Does Trump have legal power to block refugees?
President Trump suspended the U. S. refugee program for 120 days, banned immigrants from seven Muslim nations for 90 days and ordered his administration to develop “extreme vetting ” measures for immigrants from those countries to keep “radical Islamic terrorists” out of the U. S. The order, signed Friday, bars all Syrians from entering the U. S., and gives preference in admission to Christians.
Q What’s the difference between immigrants and refugees?
Immigrants come from other countries to the U. S. for a variety of personal reasons, such as seeking a better life. Refugees are a special class of immigrants who seek asylum from war, persecution and other risks to their safety. They have protected status under international law.
Q Who are the refugees admitted to the U. S. in 2016?
Most of the 85,000 refugees admitted in 2016 came from countries that are at war or under the control of repressive governments. Top admissions from Africa came from the war- torn Democratic Republic of Congo ( 16,370) and Somalia ( 9,020). From East Asia, most came from Myanmar, formerly known as Burma, ( 12,347). The greatest number of Europeans came from Ukraine ( 2,543), which is at war with Russian- backed irregular troops in the east. Colombians ( 529) fleeing an insurgency topped the list from South America, and Syrians ( 12,587) and Iraqis ( 9,880) fleeing civil war and terrorist groups topped the list from the Near East and South Asia.

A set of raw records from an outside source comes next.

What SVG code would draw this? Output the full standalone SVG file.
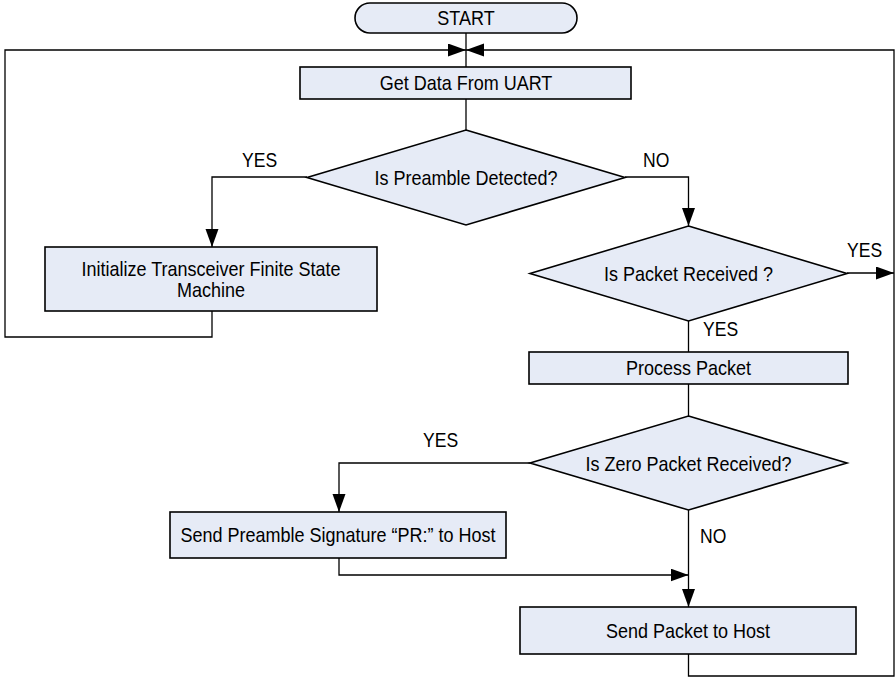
<svg xmlns="http://www.w3.org/2000/svg" width="896" height="677" viewBox="0 0 896 677">
<style>
.box{fill:#E6EBF6;stroke:#000;stroke-width:1.6}
.t{font-family:"Liberation Sans",Arial,sans-serif;font-size:20px;fill:#000;text-anchor:middle}
.l{font-family:"Liberation Sans",Arial,sans-serif;font-size:19.5px;fill:#000}
.c{fill:none;stroke:#000;stroke-width:1.3}
</style>
<defs>
<marker id="ah" markerUnits="userSpaceOnUse" markerWidth="19" markerHeight="14" refX="18" refY="6.5" orient="auto">
<path d="M0,0 L18,6.5 L0,13 z" fill="#000"/>
</marker>
</defs>
<rect width="896" height="677" fill="#fff"/>
<g id="connectors">
<path class="c" d="M466,33 V67"/>
<path class="c" d="M466,99 V130"/>
<path class="c" d="M307,177 H212 V247" marker-end="url(#ah)"/>
<path class="c" d="M212,311 V337 H5 V50 H466" marker-end="url(#ah)"/>
<path class="c" d="M625,177 H688.5 V226" marker-end="url(#ah)"/>
<path class="c" d="M847,273 H894" marker-end="url(#ah)"/>
<path class="c" d="M688.5,321 V352"/>
<path class="c" d="M688.5,384 V416"/>
<path class="c" d="M530,463 H339 V512" marker-end="url(#ah)"/>
<path class="c" d="M339,558 V575 H688.5" marker-end="url(#ah)"/>
<path class="c" d="M688.5,510 V607" marker-end="url(#ah)"/>
<path class="c" d="M688.5,654 V676 H894 V50 H466" marker-end="url(#ah)"/>
</g>
<g id="start">
<rect class="box" x="355" y="3" width="222" height="30" rx="15" ry="15"/>
<text class="t" transform="translate(466,24.5) scale(0.9,1)">START</text>
</g>
<g id="getdata">
<rect class="box" x="300" y="67" width="331" height="32"/>
<text class="t" transform="translate(466,90) scale(0.9,1)">Get Data From UART</text>
</g>
<g id="d1">
<polygon class="box" points="466,130 625,177.5 466,225 307,177.5"/>
<text class="t" transform="translate(466,184.5) scale(0.9,1)">Is Preamble Detected?</text>
</g>
<g id="init">
<rect class="box" x="45" y="247" width="332" height="64"/>
<text class="t" transform="translate(211,276) scale(0.9,1)">Initialize Transceiver Finite State</text>
<text class="t" transform="translate(211,297) scale(0.9,1)">Machine</text>
</g>
<g id="d2">
<polygon class="box" points="688.5,226 847,273.5 688.5,321 530,273.5"/>
<text class="t" transform="translate(688.5,280.5) scale(0.9,1)">Is Packet Received ?</text>
</g>
<g id="process">
<rect class="box" x="529" y="352" width="319" height="32"/>
<text class="t" transform="translate(688.5,375) scale(0.9,1)">Process Packet</text>
</g>
<g id="d3">
<polygon class="box" points="688.5,416 847,463 688.5,510 530,463"/>
<text class="t" transform="translate(688.5,470.5) scale(0.9,1)">Is Zero Packet Received?</text>
</g>
<g id="sendpre">
<rect class="box" x="170" y="512" width="336" height="46"/>
<text class="t" transform="translate(338,542) scale(0.9,1)">Send Preamble Signature “PR:” to Host</text>
</g>
<g id="sendpkt">
<rect class="box" x="520" y="607" width="336" height="47"/>
<text class="t" transform="translate(688,637.5) scale(0.9,1)">Send Packet to Host</text>
</g>
<g id="labels">
<text class="l" transform="translate(242,167) scale(0.9,1)">YES</text>
<text class="l" transform="translate(643,167) scale(0.9,1)">NO</text>
<text class="l" transform="translate(847,257) scale(0.9,1)">YES</text>
<text class="l" transform="translate(703,336) scale(0.9,1)">YES</text>
<text class="l" transform="translate(423,447) scale(0.9,1)">YES</text>
<text class="l" transform="translate(700,543) scale(0.9,1)">NO</text>
</g>
</svg>
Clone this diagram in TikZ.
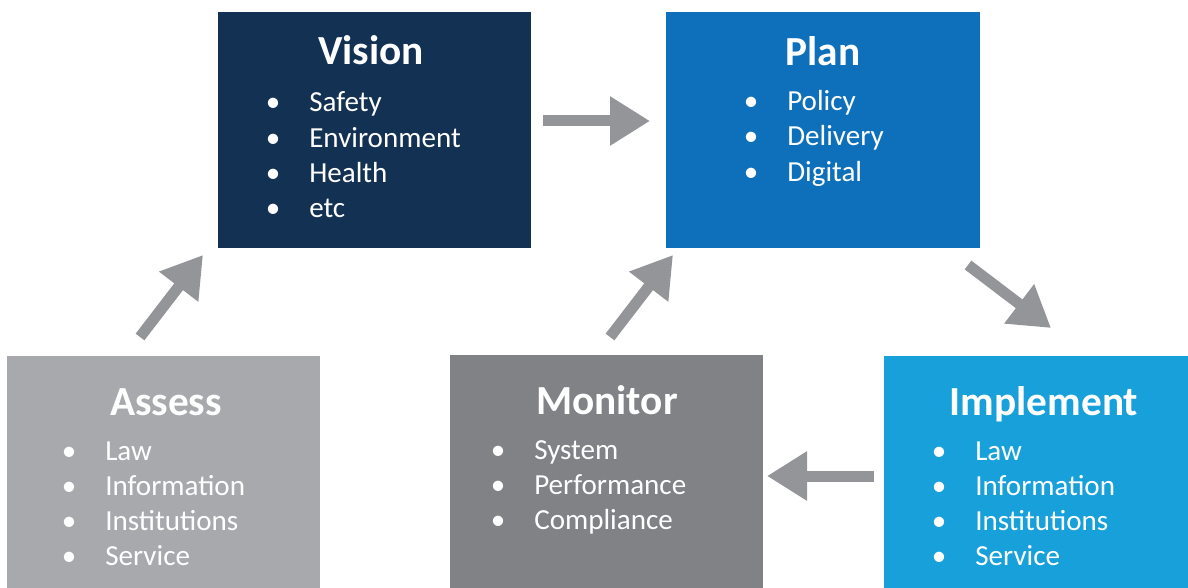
\documentclass[tikz,border=0pt]{standalone}
\usepackage{fontspec}
\setmainfont{Carlito}
\usetikzlibrary{arrows.meta}

\definecolor{visionc}{HTML}{133153}
\definecolor{planc}{HTML}{0E70BA}
\definecolor{implc}{HTML}{18A0DB}
\definecolor{monc}{HTML}{808285}
\definecolor{assc}{HTML}{A7A9AC}
\definecolor{arrc}{HTML}{939598}

\tikzset{
  panel/.style={inner sep=0pt, outer sep=0pt, anchor=north west, draw=none},
  heading/.style={text=white, inner sep=0pt, anchor=base,
    font=\fontsize{31}{36}\selectfont\bfseries},
  itemtext/.style={text=white, inner sep=0pt, anchor=base west,
    font=\fontsize{21.8}{26}\selectfont},
  itemdot/.style={text=white, inner sep=0pt, anchor=base,
    font=\fontsize{21.8}{26}\selectfont},
  flow/.style={draw=arrc, line width=8.25pt,
    -{Triangle[width=35pt,length=30pt]}},
}

% one bullet line: name, bullet x, baseline y, text
\newcommand\listline[4]{%
  \node[itemdot] (#1-dot) at (#2,#3) {\textbullet};
  \node[itemtext] (#1) at (#2+36,#3) {#4};
}

\begin{document}
\begin{tikzpicture}[x=0.75pt,y=-0.75pt]
\useasboundingbox (0,0) rectangle (1188,588);

% panels
\node[panel, fill=visionc, minimum width=234.75pt, minimum height=177pt] (vision) at (218,12) {};
\node[panel, fill=planc,   minimum width=235.5pt,  minimum height=177pt] (plan) at (666,12) {};
\node[panel, fill=implc,   minimum width=228pt,    minimum height=174pt] (implement) at (884,356) {};
\node[panel, fill=monc,    minimum width=234.75pt, minimum height=174.75pt] (monitor) at (450,355) {};
\node[panel, fill=assc,    minimum width=234.75pt, minimum height=174pt] (assess) at (7,356) {};

% Vision
\node[heading] (vision-t) at (371,65) {Vision};
\listline{v1}{273}{112}{Safety}
\listline{v2}{273}{147}{Environment}
\listline{v3}{273}{182}{Health}
\listline{v4}{273}{217}{etc}

% Plan
\node[heading] (plan-t) at (823,66) {Plan};
\listline{p1}{751}{111}{Policy}
\listline{p2}{751}{146}{Delivery}
\listline{p3}{751}{181}{Digital}

% Implement
\node[heading] (implement-t) at (1044,415) {Implement};
\listline{i1}{939}{460}{Law}
\listline{i2}{939}{495}{Information}
\listline{i3}{939}{530}{Institutions}
\listline{i4}{939}{565}{Service}

% Monitor
\node[heading] (monitor-t) at (607,414) {Monitor};
\listline{m1}{498}{459}{System}
\listline{m2}{498}{494}{Performance}
\listline{m3}{498}{529}{Compliance}

% Assess
\node[heading] (assess-t) at (166,415) {Assess};
\listline{a1}{69}{460}{Law}
\listline{a2}{69}{495}{Information}
\listline{a3}{69}{530}{Institutions}
\listline{a4}{69}{565}{Service}

% arrow end points
\coordinate (vp-s) at (543,121);
\coordinate (vp-e) at (650,121);
\coordinate (pi-s) at (968,265);
\coordinate (pi-e) at (1051,328);
\coordinate (im-s) at (874,476);
\coordinate (im-e) at (767,476);
\coordinate (mp-s) at (610,337);
\coordinate (mp-e) at (673,255);
\coordinate (av-s) at (140,337);
\coordinate (av-e) at (203,255);

\draw[flow] (vp-s) -- (vp-e);
\draw[flow] (pi-s) -- (pi-e);
\draw[flow] (im-s) -- (im-e);
\draw[flow] (mp-s) -- (mp-e);
\draw[flow] (av-s) -- (av-e);
\end{tikzpicture}
\end{document}
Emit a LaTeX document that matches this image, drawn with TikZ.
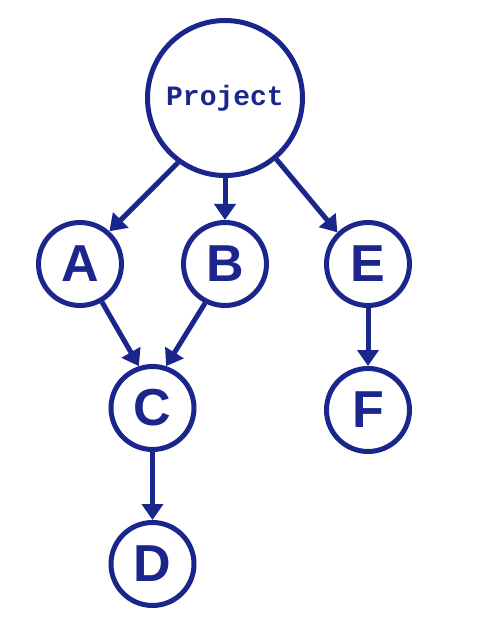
\documentclass[tikz,border=0pt]{standalone}
\usepackage{fontspec}
\usepackage{tikz}
\usetikzlibrary{arrows.meta,positioning,calc}
\newfontfamily\projfont{Liberation Mono}
\newfontfamily\letterfont{Liberation Sans}
\definecolor{navy}{RGB}{27,38,140}

\begin{document}
\begin{tikzpicture}[
  x=1pt, y=1pt,
  node distance=42pt,
  task/.style={draw=navy, circle, line width=5pt, minimum size=83pt, inner sep=0pt,
    text=navy, font=\letterfont\bfseries\fontsize{52}{52}\selectfont},
  root/.style={draw=navy, circle, line width=5pt, minimum size=155pt, inner sep=0pt,
    text=navy, font=\projfont\bfseries\fontsize{28}{28}\selectfont},
  arrow/.style={-{Triangle[length=16pt,width=21pt]}, line width=5pt, draw=navy}
]
\useasboundingbox (0,0) rectangle (476,-636);
\node[root] (proj) at (225,-98) {Project};
\node[task, below=of proj] (B) {B};
\node[task, left=57pt of B] (A) {A};
\node[task, right=55pt of B] (E) {E};
\node[task] (C) at ($(A)!0.5!(B)+(0,-144)$) {C};
\node[task, below=68pt of C] (D) {D};
\node[task, below=58pt of E] (F) {F};

\draw[arrow] (proj.234) -- (A.48);
\draw[arrow] (proj) -- (B);
\draw[arrow] (proj.310) -- (E.134);
\draw[arrow] (A.300) -- (C.108);
\draw[arrow] (B.243) -- (C.72);
\draw[arrow] (C) -- (D);
\draw[arrow] (E) -- (F);
\end{tikzpicture}
\end{document}
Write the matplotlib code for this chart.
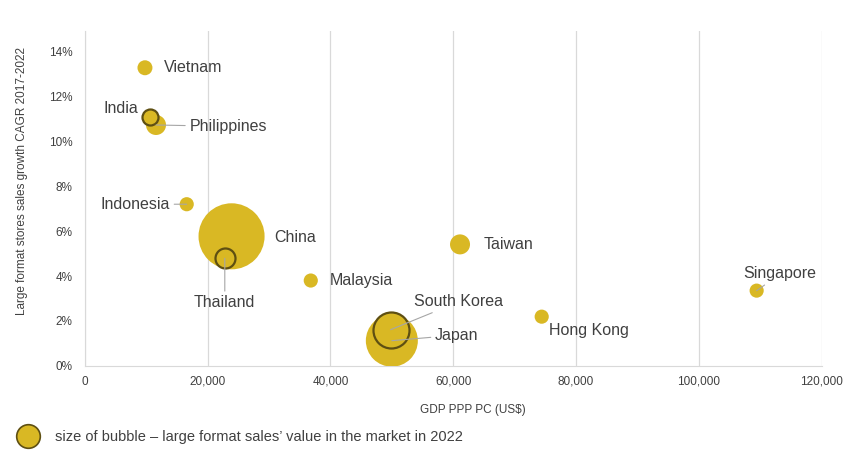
import matplotlib.pyplot as plt
from matplotlib.lines import Line2D
from matplotlib.ticker import FuncFormatter, MultipleLocator

plt.rcParams['font.family'] = ['Liberation Sans', 'DejaVu Sans']

# Data
countries = ['Vietnam', 'Philippines', 'India', 'Indonesia', 'China', 'Thailand',
             'Malaysia', 'Taiwan', 'Japan', 'South Korea', 'Hong Kong', 'Singapore']
gdp_ppp_pc = [9800, 11600, 10700, 16600, 23900, 22800,
              36800, 61100, 50000, 49800, 74400, 109400]
cagr = [0.1328, 0.1073, 0.1109, 0.0720, 0.0577, 0.0479,
        0.0380, 0.0541, 0.0112, 0.0161, 0.0219, 0.0335]
sales_value = [28, 50, 32, 25, 545, 50, 25, 50, 338, 162, 25, 25]
outlined = ['India', 'Thailand', 'South Korea']

# label placement: offset in points, horizontal alignment, leader line
label_offset = {
    'Vietnam': (14, 0, 'left', False),
    'India': (-9, 6, 'right', False),
    'Philippines': (24, -1, 'left', True),
    'Indonesia': (-12, 0, 'right', True),
    'China': (31, -1, 'left', False),
    'Thailand': (0, -32, 'center', True),
    'Malaysia': (14, 0, 'left', False),
    'Taiwan': (17, 0, 'left', False),
    'South Korea': (17, 20, 'left', True),
    'Japan': (31, 4, 'left', True),
    'Hong Kong': (5, -10, 'left', False),
    'Singapore': (17, 12, 'center', True),
}

gold = '#D9B824'
edge_dark = '#5E4F12'
text_col = '#404040'
grid_col = '#D9D9D9'

fig = plt.figure(figsize=(8.65, 4.55), dpi=100)
ax = fig.add_axes([0.098, 0.196, 0.852, 0.735])

size_scale = 4.15
for c, x, y, v in zip(countries, gdp_ppp_pc, cagr, sales_value):
    if c in outlined:
        ax.scatter(x, y, s=v * size_scale, color=gold, edgecolor=edge_dark,
                   linewidth=1.6, zorder=4)
    else:
        ax.scatter(x, y, s=v * size_scale, color=gold, edgecolor='none', zorder=3)

for c, x, y in zip(countries, gdp_ppp_pc, cagr):
    dx, dy, ha, leader = label_offset[c]
    arrow = dict(arrowstyle='-', color='#A6A6A6', lw=0.8, shrinkA=1, shrinkB=0) if leader else None
    ax.annotate(c, (x, y), xytext=(dx, dy), textcoords='offset points',
                ha=ha, va='center', fontsize=11.5, color=text_col,
                arrowprops=arrow, zorder=5)

ax.set_xlim(0, 120000)
ax.set_ylim(0, 0.149)
ax.xaxis.set_major_locator(MultipleLocator(20000))
ax.yaxis.set_major_locator(MultipleLocator(0.02))
ax.xaxis.set_major_formatter(FuncFormatter(lambda v, p: f'{v:,.0f}'))
ax.yaxis.set_major_formatter(FuncFormatter(lambda v, p: f'{v * 100:.0f}%'))
ax.grid(axis='x', color=grid_col, lw=0.9)
ax.set_axisbelow(True)
for s in ['top', 'right']:
    ax.spines[s].set_visible(False)
for s in ['left', 'bottom']:
    ax.spines[s].set_color(grid_col)
ax.tick_params(length=0, labelsize=8.5, colors=text_col)
ax.tick_params(axis='y', pad=9)
ax.tick_params(axis='x', pad=7)

ax.set_xlabel('GDP PPP PC (US$)', fontsize=8.5, color=text_col)
ax.xaxis.set_label_coords(0.527, -0.113)
ax.set_ylabel('Large format stores sales growth CAGR 2017-2022', fontsize=8.5,
              color=text_col)
ax.yaxis.set_label_coords(-0.077, 0.552)

handle = Line2D([], [], marker='o', linestyle='none', markersize=17,
                markerfacecolor=gold, markeredgecolor=edge_dark, markeredgewidth=1.2)
fig.legend([handle], ['size of bubble \u2013 large format sales\u2019 value in the market in 2022'],
           loc='center left', bbox_to_anchor=(0.0, 0.04), frameon=False,
           fontsize=10.5, labelcolor=text_col, handletextpad=0.9)

fig.savefig('out.png', dpi=100)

Q How many refugees has the U. S. admitted in the past?
Total U. S. refugee admissions have dropped steadily from 146,158 in 1975, when 135,000 came from Asia, according to the State Department.
Q Does Trump have the legal authority to block refugees and other immigrants?
He might on security grounds. A president has the power to shut down the refugee program without approval from Congress. Federal law allows the president to bar entry to any immigrant “or any class” of immigrants if he deems them “detrimental to the interests of the United States,” and to “impose on the entry of aliens any restrictions he may deem to be appropriate,” according to the law.
Q Why did he single out seven countries for the ban?
Three of them — Iran, Sudan and Syria — comprise the State Department’s list of state sponsors of terrorism. The other four — Iraq, Libya, Somalia and Yemen — are designated “terrorist safe havens” by the State Department.
Q Have any refugees from those countries recently committed terrorist acts in the U. S.?
No. The two major U. S. terrorist attacks that occurred in 2015 and 2016 involved people with ties to countries not on that list: Omar Mateen, who killed 49 people at the Pulse nightclub in Orlando last June, was a U. S.- born Afghan- American. And Syed Rizwan Farook and Tashfeen Malik, the married couple who killed 14 people in San Bernardino, Calif., on Dec. 2, 2015, also had no ties to those seven countries. Farook was born in the U. S. to Pakistani immigrants, and his wife was a recent arrival from Saudi Arabia, which Farook had visited.
Q How are refugees now vetted?
The State Department says it has the most exhaustive background system in the world. Refugees are first interviewed in their home countries and their backgrounds are checked carefully during a process that can take up to two years. Some refugees worked for the U. S. military in Iraq as translators or in other jobs and are seeking asylum for fears of being singled out for their association with the U. S. government.
Q Why a total ban on Syrians?
Syria is a concern because the Islamic State militant group that is behind terrorist acts around the world still operates in the country. Eleven million Syrians — half of the population — have been displaced.
Q Who are the Syrians admitted to the U. S.?
The State Department says the vast majority of the 12,587 admitted last year are women and children, and only 2% are single young men who are most likely to commit terrorist acts.
QCan Trump block entry of immigrants who already received visas and traveled to the U. S.?
That will likely be decided by the courts.